Secondly, giving your characters distinct skills allows you to push them outside their comfort zone. Parker has to grift, Hardison insists on running the con, Elliot plays weak and vulnerable – all dramatic gold. On the flip side of that, everyone has their ‘thing’, and we love to see them released to do it.

And finally, difference gives you conflict. Characters with different backgrounds do things differently, compete, argue, antagonize one another – and that’s the key to both comedy and drama.

Be smart with your bad guys.  Leverage knows how to handle bad guys. One of the most important things I learned from them came via their ‘Sterling Never Loses’ rule.  (Check the DVD commentaries for discussion of that one. Season two, I think. Yeah, I know that’s vague, but trust me, listen to the whole lot. You’ll learn more about writing TV than you would from a year in college.)

Because of the tone of the show, not every bad guy has to present a direct threat to the protagonists. Most weeks, we’re introduced to a bad guy who’s hurting innocents, we hate him, and it doesn’t matter that we know the team will make mincemeat of him – because we want so badly for it to happen. There’s a pleasure in the inevitable, especially when it’s the ‘how’ and not the ‘what’ that the show is based around.

However, every now and then, you have to introduce someone who presents a genuine threat to the characters, or the skill and hard work they put into each con stops registering and the show begins to feel trivial.  And when you have the best of best in every field on your team, you have to work hard to make those bad guys sufficiently threatening.
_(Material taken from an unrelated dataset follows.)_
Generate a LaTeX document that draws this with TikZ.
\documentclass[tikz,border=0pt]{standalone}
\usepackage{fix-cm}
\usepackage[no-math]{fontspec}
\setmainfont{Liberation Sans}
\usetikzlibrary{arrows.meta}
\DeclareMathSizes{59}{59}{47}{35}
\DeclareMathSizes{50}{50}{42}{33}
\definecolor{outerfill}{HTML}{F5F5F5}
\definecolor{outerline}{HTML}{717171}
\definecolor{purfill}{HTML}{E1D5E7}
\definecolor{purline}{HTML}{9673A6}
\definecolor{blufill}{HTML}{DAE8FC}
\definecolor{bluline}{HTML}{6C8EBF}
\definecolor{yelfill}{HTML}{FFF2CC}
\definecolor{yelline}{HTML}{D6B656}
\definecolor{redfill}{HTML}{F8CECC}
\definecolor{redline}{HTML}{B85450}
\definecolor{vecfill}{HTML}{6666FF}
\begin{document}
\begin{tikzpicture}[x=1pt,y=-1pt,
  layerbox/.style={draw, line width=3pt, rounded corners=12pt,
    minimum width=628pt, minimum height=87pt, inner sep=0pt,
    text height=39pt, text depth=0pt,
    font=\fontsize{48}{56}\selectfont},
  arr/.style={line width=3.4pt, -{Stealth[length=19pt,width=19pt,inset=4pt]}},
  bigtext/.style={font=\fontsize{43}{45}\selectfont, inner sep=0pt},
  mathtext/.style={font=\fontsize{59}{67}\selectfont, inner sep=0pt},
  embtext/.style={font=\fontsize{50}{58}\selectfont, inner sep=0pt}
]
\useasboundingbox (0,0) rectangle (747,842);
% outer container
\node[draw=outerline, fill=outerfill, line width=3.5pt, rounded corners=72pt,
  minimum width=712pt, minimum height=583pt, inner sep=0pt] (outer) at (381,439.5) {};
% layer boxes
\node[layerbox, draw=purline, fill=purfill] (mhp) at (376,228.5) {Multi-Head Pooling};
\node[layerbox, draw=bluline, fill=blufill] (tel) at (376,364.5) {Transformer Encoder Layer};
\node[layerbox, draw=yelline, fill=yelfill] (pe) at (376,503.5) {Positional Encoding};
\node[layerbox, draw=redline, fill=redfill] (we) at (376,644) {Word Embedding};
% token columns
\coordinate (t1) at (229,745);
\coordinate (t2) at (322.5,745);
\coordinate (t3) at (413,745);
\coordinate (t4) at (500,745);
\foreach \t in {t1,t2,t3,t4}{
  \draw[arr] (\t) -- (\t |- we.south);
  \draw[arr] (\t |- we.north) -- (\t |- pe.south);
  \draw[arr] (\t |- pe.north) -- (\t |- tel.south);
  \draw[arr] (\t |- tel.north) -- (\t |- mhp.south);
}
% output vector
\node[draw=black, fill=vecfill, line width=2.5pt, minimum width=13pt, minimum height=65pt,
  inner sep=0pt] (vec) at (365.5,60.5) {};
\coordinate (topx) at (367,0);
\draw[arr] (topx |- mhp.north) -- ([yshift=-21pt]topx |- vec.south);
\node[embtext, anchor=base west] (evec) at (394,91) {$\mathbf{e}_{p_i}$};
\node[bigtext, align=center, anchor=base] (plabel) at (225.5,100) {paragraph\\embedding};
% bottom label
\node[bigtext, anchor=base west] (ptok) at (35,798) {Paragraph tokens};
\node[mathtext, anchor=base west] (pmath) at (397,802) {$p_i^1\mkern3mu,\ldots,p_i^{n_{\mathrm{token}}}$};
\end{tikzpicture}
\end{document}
One way to do that is ensure that, sometimes, consequences catch up with you. That means you have to be prepared to make changes and cross boundaries. Sophie leaves the team for a time. Nate goes to jail. Elliot resists killing for as long as he can, but when he finally has no choice… And in Season Four, the bad guy does something unforgivable to Nate, and the consequences get pretty damn ugly.
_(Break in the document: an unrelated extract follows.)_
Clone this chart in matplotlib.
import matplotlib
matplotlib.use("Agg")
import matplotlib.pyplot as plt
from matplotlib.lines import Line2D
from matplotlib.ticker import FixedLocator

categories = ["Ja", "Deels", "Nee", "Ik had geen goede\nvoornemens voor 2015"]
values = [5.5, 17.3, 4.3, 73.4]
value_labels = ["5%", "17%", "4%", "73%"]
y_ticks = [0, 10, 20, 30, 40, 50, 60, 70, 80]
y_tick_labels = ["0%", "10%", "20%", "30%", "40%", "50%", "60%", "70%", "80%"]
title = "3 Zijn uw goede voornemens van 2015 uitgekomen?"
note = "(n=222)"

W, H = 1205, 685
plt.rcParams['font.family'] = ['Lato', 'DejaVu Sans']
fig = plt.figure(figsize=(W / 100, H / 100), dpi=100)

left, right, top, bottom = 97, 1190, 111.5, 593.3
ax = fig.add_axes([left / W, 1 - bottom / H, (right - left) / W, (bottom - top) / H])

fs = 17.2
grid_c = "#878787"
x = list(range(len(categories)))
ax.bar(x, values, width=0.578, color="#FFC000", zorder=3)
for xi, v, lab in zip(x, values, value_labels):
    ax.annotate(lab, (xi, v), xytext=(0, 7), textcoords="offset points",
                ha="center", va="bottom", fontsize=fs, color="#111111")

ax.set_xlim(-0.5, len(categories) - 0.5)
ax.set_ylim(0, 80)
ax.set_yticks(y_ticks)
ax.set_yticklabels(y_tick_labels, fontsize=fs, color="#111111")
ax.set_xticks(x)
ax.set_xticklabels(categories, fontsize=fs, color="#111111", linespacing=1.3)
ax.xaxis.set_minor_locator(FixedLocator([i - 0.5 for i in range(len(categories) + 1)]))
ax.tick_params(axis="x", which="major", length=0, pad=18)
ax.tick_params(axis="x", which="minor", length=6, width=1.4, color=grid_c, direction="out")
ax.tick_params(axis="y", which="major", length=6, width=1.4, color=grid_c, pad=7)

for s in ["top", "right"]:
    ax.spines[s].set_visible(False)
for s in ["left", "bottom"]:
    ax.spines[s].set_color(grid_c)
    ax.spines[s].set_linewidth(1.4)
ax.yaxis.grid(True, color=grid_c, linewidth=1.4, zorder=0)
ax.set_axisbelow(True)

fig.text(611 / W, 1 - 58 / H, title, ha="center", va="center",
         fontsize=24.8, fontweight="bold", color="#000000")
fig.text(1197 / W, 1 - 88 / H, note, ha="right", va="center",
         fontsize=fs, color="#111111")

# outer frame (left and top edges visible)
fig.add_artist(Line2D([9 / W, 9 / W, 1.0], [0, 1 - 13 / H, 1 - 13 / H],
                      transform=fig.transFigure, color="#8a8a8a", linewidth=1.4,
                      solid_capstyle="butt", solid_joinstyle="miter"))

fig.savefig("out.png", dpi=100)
So, however light your show, make sure that sometimes, the bad guys land a real punch and the protagonists actually get hurt.

Don’t let concept become formula.  All shows develop a basic shape for their episodes. The cops find a crime, investigate it, solve it, catch the criminal. The doctors examine a patient, attempt a cure, the patient gets worse, they try something else, the patient recovers or dies.

A lot of the skill of running a television series lies in knowing exactly how much to subvert or reinvent the formula without changing the show beyond recognition. Audiences like the comfort of formula, and a show with a clear shape and style to it is easier for a tired, lazy audience to take it, and retains an audience more effectively.

Challenging shows tend to lose casual viewers and end up playing to the dedicated few who are prepared to work that hard. Which isn’t a bad thing – we all like to be challenged now and then, and people who turn their backs on one challenging drama may absolutely adore another one – but if our show can be challenging and draw a large audience, all the better.

The fourth season of Leverage takes risks, reinventing the formula in a few carefully chosen episodes – a episode composed largely of flashbacks where the team appear as different characters; a pair of linked episodes following different team members on their disastrous attempts to have a quiet night off. Some work, some don’t – but it’s the willingness to reinvent that keeps the show fresh.

So, anything else you feel Leverage does particularly well? What about other long-running shows, either side of the pond? What tips can we pick up from them?